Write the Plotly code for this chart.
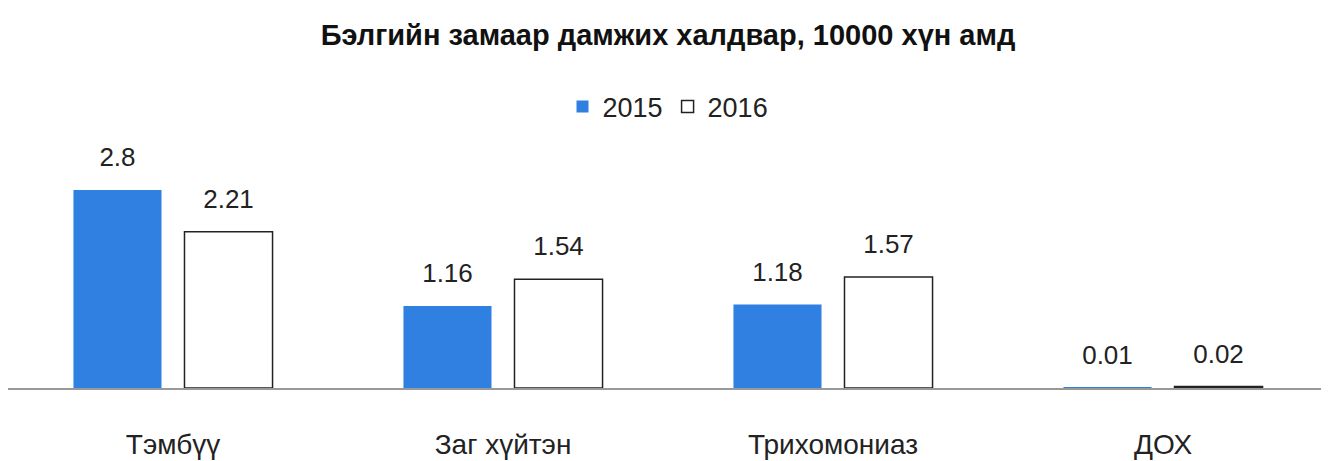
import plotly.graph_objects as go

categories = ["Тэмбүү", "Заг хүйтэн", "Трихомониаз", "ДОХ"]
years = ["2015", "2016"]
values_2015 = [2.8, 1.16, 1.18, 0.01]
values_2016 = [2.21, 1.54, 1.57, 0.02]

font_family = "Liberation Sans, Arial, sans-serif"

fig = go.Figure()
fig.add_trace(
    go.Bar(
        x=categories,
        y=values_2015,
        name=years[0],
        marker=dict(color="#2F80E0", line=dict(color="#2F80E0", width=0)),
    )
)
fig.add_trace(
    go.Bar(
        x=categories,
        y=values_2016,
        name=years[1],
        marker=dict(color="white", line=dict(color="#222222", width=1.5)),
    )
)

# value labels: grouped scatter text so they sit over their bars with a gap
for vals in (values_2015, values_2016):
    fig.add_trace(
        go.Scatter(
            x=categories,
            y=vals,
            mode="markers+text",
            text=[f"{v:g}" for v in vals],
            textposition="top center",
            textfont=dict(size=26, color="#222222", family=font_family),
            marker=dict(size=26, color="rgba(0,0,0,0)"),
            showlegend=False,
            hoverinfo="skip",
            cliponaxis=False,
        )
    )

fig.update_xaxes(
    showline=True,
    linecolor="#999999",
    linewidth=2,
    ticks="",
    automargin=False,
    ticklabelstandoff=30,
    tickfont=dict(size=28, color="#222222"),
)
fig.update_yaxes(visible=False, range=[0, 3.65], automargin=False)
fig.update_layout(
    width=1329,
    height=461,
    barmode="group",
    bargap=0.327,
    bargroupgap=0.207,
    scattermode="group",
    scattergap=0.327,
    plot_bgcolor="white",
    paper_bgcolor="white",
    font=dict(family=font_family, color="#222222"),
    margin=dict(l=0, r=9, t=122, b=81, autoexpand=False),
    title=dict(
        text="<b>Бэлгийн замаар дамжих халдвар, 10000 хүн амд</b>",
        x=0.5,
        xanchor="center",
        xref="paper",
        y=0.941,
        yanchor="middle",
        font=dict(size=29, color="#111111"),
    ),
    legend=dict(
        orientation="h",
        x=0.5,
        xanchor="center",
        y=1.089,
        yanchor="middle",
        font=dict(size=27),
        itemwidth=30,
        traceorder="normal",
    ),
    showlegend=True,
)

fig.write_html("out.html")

Given problem:
Leave out all pictures, then copy the remaining material exactly.

Problem solution:
Write the Plotly code for this chart.
import plotly.graph_objects as go

categories = ["Тэмбүү", "Заг хүйтэн", "Трихомониаз", "ДОХ"]
years = ["2015", "2016"]
values_2015 = [2.8, 1.16, 1.18, 0.01]
values_2016 = [2.21, 1.54, 1.57, 0.02]

font_family = "Liberation Sans, Arial, sans-serif"

fig = go.Figure()
fig.add_trace(
    go.Bar(
        x=categories,
        y=values_2015,
        name=years[0],
        marker=dict(color="#2F80E0", line=dict(color="#2F80E0", width=0)),
    )
)
fig.add_trace(
    go.Bar(
        x=categories,
        y=values_2016,
        name=years[1],
        marker=dict(color="white", line=dict(color="#222222", width=1.5)),
    )
)

# value labels: grouped scatter text so they sit over their bars with a gap
for vals in (values_2015, values_2016):
    fig.add_trace(
        go.Scatter(
            x=categories,
            y=vals,
            mode="markers+text",
            text=[f"{v:g}" for v in vals],
            textposition="top center",
            textfont=dict(size=26, color="#222222", family=font_family),
            marker=dict(size=26, color="rgba(0,0,0,0)"),
            showlegend=False,
            hoverinfo="skip",
            cliponaxis=False,
        )
    )

fig.update_xaxes(
    showline=True,
    linecolor="#999999",
    linewidth=2,
    ticks="",
    automargin=False,
    ticklabelstandoff=30,
    tickfont=dict(size=28, color="#222222"),
)
fig.update_yaxes(visible=False, range=[0, 3.65], automargin=False)
fig.update_layout(
    width=1329,
    height=461,
    barmode="group",
    bargap=0.327,
    bargroupgap=0.207,
    scattermode="group",
    scattergap=0.327,
    plot_bgcolor="white",
    paper_bgcolor="white",
    font=dict(family=font_family, color="#222222"),
    margin=dict(l=0, r=9, t=122, b=81, autoexpand=False),
    title=dict(
        text="<b>Бэлгийн замаар дамжих халдвар, 10000 хүн амд</b>",
        x=0.5,
        xanchor="center",
        xref="paper",
        y=0.941,
        yanchor="middle",
        font=dict(size=29, color="#111111"),
    ),
    legend=dict(
        orientation="h",
        x=0.5,
        xanchor="center",
        y=1.089,
        yanchor="middle",
        font=dict(size=27),
        itemwidth=30,
        traceorder="normal",
    ),
    showlegend=True,
)

fig.write_html("out.html")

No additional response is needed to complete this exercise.